GERMANY - Protektor, the administrator of a new insolvency fund for life insurers and Pensionskassen, has awarded German asset manager MEAG with a €100m mandate for undisclosed investment services.
MEAG said Protektor was unwilling to disclose the nature of its mandate.
The new insolvency fund was set up last spring by Germany's insurance industry. Protektor, itself a Mannheim-based life insurer, is its administrator. By 2009, Protektor expects the fund to have €500m in assets.
Beyond life insurers, so-called ‘de-regulated' Pensionskassen may join the insolvency fund on a voluntary basis.

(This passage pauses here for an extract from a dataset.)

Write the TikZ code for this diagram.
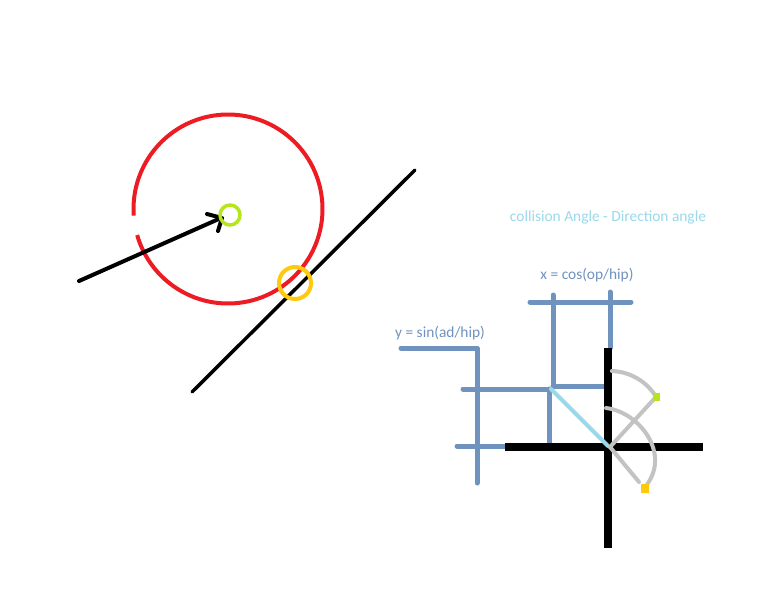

De-regulated Pensionskassen are schemes that do not serve single companies but instead compete for pension business in all industries.
Unlike other German pension funds, de-regulated Pensionskassen are not insured against insolvency via the Pensions-Sicherungs-Verein (PSV) or, in the case of ‘regulated' Pensionskassen, the companies they are tied to.

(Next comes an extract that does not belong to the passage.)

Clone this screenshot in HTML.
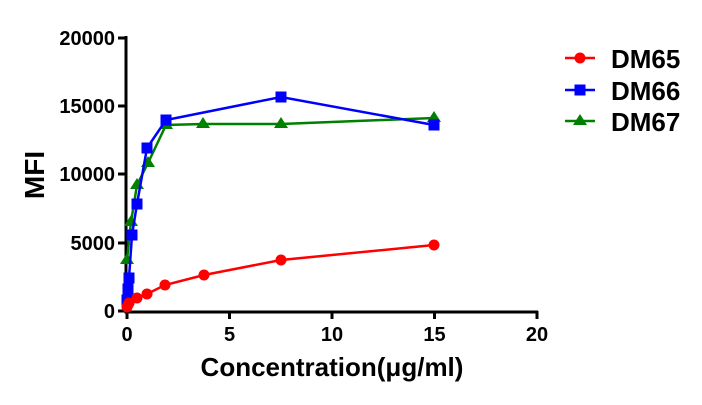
<!DOCTYPE html>
<html><head><meta charset="utf-8"><style>html,body{margin:0;padding:0;background:#fff}</style></head>
<body>
<svg width="702" height="400" xmlns="http://www.w3.org/2000/svg" font-family="Liberation Sans, Arial, sans-serif" font-weight="bold">
<rect width="702" height="400" fill="#fff"/>
<g stroke="#000" stroke-width="3" fill="none">
<path d="M126,36 V312 H538"/>
<path d="M118,38 H126 M118,106 H126 M118,174 H126 M118,243 H126 M118,311 H126"/>
<path d="M127,311 V319 M229.5,311 V319 M332,311 V319 M434.5,311 V319 M537,311 V319"/>
</g>
<g font-size="20" text-anchor="end" fill="#000">
<text x="115" y="45">20000</text><text x="115" y="113">15000</text><text x="115" y="181">10000</text><text x="115" y="250">5000</text><text x="115" y="318">0</text>
</g>
<g font-size="20" text-anchor="middle" fill="#000">
<text x="127" y="341">0</text><text x="229.5" y="341">5</text><text x="332" y="341">10</text><text x="434.5" y="341">15</text><text x="537" y="341">20</text>
</g>
<text x="332" y="376" font-size="26" text-anchor="middle">Concentration(μg/ml)</text>
<text transform="translate(44,175) rotate(-90)" font-size="28" text-anchor="middle">MFI</text>
<!-- DM67 -->
<polyline fill="none" stroke="#008000" stroke-width="2.5" points="127,260 131,222 137,185 148,163 166,125 203,124 281,124 434,118"/>
<g fill="#008000">
<path d="M127,253 l7,11 h-14z"/><path d="M131,215 l7,11 h-14z"/><path d="M137,178 l7,11 h-14z"/><path d="M148,156 l7,11 h-14z"/><path d="M166,118 l7,11 h-14z"/><path d="M203,117 l7,11 h-14z"/><path d="M281,117 l7,11 h-14z"/><path d="M434,111 l7,11 h-14z"/>
</g>
<!-- DM66 -->
<polyline fill="none" stroke="#0000ff" stroke-width="2.5" points="127,300 128,297 128,289 129,278 132,235 137,204 147,148 166,120 281,97 434,125"/>
<g fill="#0000ff">
<rect x="121.5" y="294.5" width="11" height="11"/><rect x="122.5" y="283.5" width="11" height="11"/><rect x="123.5" y="272.5" width="11" height="11"/><rect x="126.5" y="229.5" width="11" height="11"/><rect x="131.5" y="198.5" width="11" height="11"/><rect x="141.5" y="142.5" width="11" height="11"/><rect x="160.5" y="114.5" width="11" height="11"/><rect x="275.5" y="91.5" width="11" height="11"/><rect x="428.5" y="119.5" width="11" height="11"/>
</g>
<!-- DM65 -->
<polyline fill="none" stroke="#ff0000" stroke-width="2.5" points="127,307 128,305 129,303 132,300 137,298 147,294 165,285 204,275 281,260 434,245"/>
<g fill="#ff0000">
<circle cx="127" cy="307" r="5.5"/><circle cx="128" cy="305" r="5.5"/><circle cx="129" cy="303" r="5.5"/><circle cx="137" cy="298" r="5.5"/><circle cx="147" cy="294" r="5.5"/><circle cx="165" cy="285" r="5.5"/><circle cx="204" cy="275" r="5.5"/><circle cx="281" cy="260" r="5.5"/><circle cx="434" cy="245" r="5.5"/>
</g>
<!-- legend -->
<line x1="565" y1="58" x2="595" y2="58" stroke="#ff0000" stroke-width="2.5"/><circle cx="580" cy="58" r="5.5" fill="#ff0000"/>
<line x1="565" y1="90" x2="595" y2="90" stroke="#0000ff" stroke-width="2.5"/><rect x="574.5" y="84.5" width="11" height="11" fill="#0000ff"/>
<line x1="565" y1="121" x2="595" y2="121" stroke="#008000" stroke-width="2.5"/><path d="M580,114 l7,11 h-14z" fill="#008000"/>
<g font-size="26" fill="#000">
<text x="611" y="68">DM65</text><text x="611" y="100">DM66</text><text x="611" y="131">DM67</text>
</g>
</svg>
</body></html>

For MEAG, the mandate is further evidence that its strategy of chasing third-party business is working.
MEAG's traditional role is managing the insurance assets of its parent Munich Re. Yet three years ago, it began bidding for third-party business, particularly from small insurers and pension funds whom it sees as its core clients.
Including this mandate, MEAG's third-party assets under management have exceeded €3bn. All told, the asset manager has €175bn under management, €14bn of which are in real estate.